De même, Geoffrey Couët vient de décrocher le rôle d’un criminel. « Maintenant que je suis out, les gens ont envie d’essayer des choses différentes, raconte-t-il. Cet été j’ai passé un casting pour un violeur récidiviste, à moitié gueule cassée. On a essayé et ça a marché ». Il note que l’orientation sexuelle est le seul sujet sur lequel on se pose la question de la crédibilité. « On ne dit jamais : “mais il n’est pas vraiment banquier” ou “il n’est pas vraiment voleur”. On joue toujours des choses qui n’ont rien à voir avec nous », pointe-t-il.

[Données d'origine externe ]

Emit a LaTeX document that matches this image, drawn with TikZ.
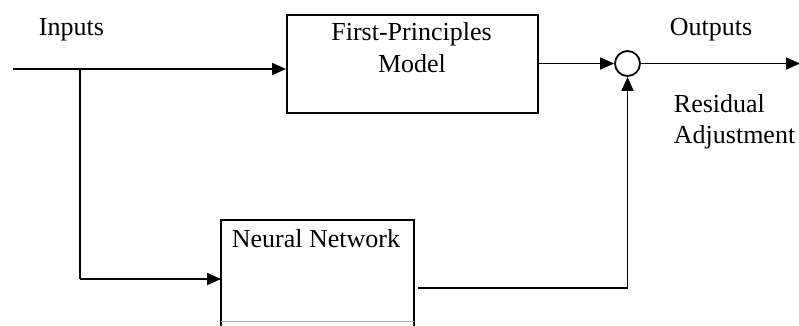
\documentclass[tikz,border=0pt]{standalone}
\usepackage{fontspec}
\setmainfont{Liberation Serif}
\usetikzlibrary{arrows.meta}
\begin{document}
\begin{tikzpicture}[x=1pt,y=-1pt,
  line width=1.8pt,
  arr/.style={-{Triangle[length=14pt,width=12pt]}},
  lbl/.style={inner sep=0pt,anchor=base west,font=\fontsize{26}{32}\selectfont},
  lblc/.style={inner sep=0pt,anchor=base,font=\fontsize{26}{32}\selectfont},
  blk/.style={draw,rectangle,inner sep=0pt,anchor=north west}]
\useasboundingbox (0,0) rectangle (799,325);
% blocks
\node[blk,minimum width=251pt,minimum height=98pt] (fp) at (286,14) {};
\node[blk,draw=none,minimum width=191pt,minimum height=106pt] (nn) at (221,220) {};
\draw (nn.south west) -- (nn.north west) -- (nn.north east) -- (nn.south east);
\draw[line width=1pt,black!30] ([yshift=6pt]nn.south west) -- ([yshift=6pt]nn.south east);
\node[circle,draw,minimum size=25pt,inner sep=0pt] (sum) at (627.5,63.5) {};
% texts
\node[lbl] (tin) at (38,35) {Inputs};
\node[lblc] (fp1) at (411.5,40) {First-Principles};
\node[lblc] (fp2) at (412,72) {Model};
\node[lbl] (tnn) at (231,247) {Neural Network};
\node[lbl] (tout) at (669,35) {Outputs};
\node[lbl] (tres) at (673,112) {Residual};
\node[lbl] (tadj) at (673,143) {Adjustment};
% coordinates
\coordinate (in) at (13,69);
\coordinate (br) at (80,69);
\coordinate (brd) at (80,279);
\coordinate (nnout) at (418,288);
\coordinate (out) at (800,63.5);
% connectors
\draw[arr] (in) -- (in -| fp.west);
\draw[line width=1.3pt] (br) -- (brd);
\draw[arr] (brd) -- (brd -| nn.west);
\draw[arr] (fp.east |- sum) -- (sum.west);
\draw[arr] (nnout) -- (nnout -| sum.south) -- (sum.south);
\draw[arr] (sum.east) -- (out);
\end{tikzpicture}
\end{document}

Et Sylvie Brocheré, directrice de casting créditée sur des centaines d’œuvres de fiction au cinéma et à la télévision, de confirmer : « Je connais des acteurs homos mais je ne leur demande pas comment ils vivent, je les caste pour des rôles d’hommes mariés avec des enfants, et ça ne me pose pas de problème. Quand tu joues un aveugle, tu ne te crèves pas les yeux. Je pars du principe que c’est un rôle que je leur demande ». De toute sa carrière, on ne lui a jamais refusé un acteur sous prétexte de son orientation sexuelle. Pour Geoffrey Couët, les jeunes doivent au contraire s’affirmer et « fracasser toutes les portes ». Les moins jeunes commencent tout juste à entrouvrir les placards.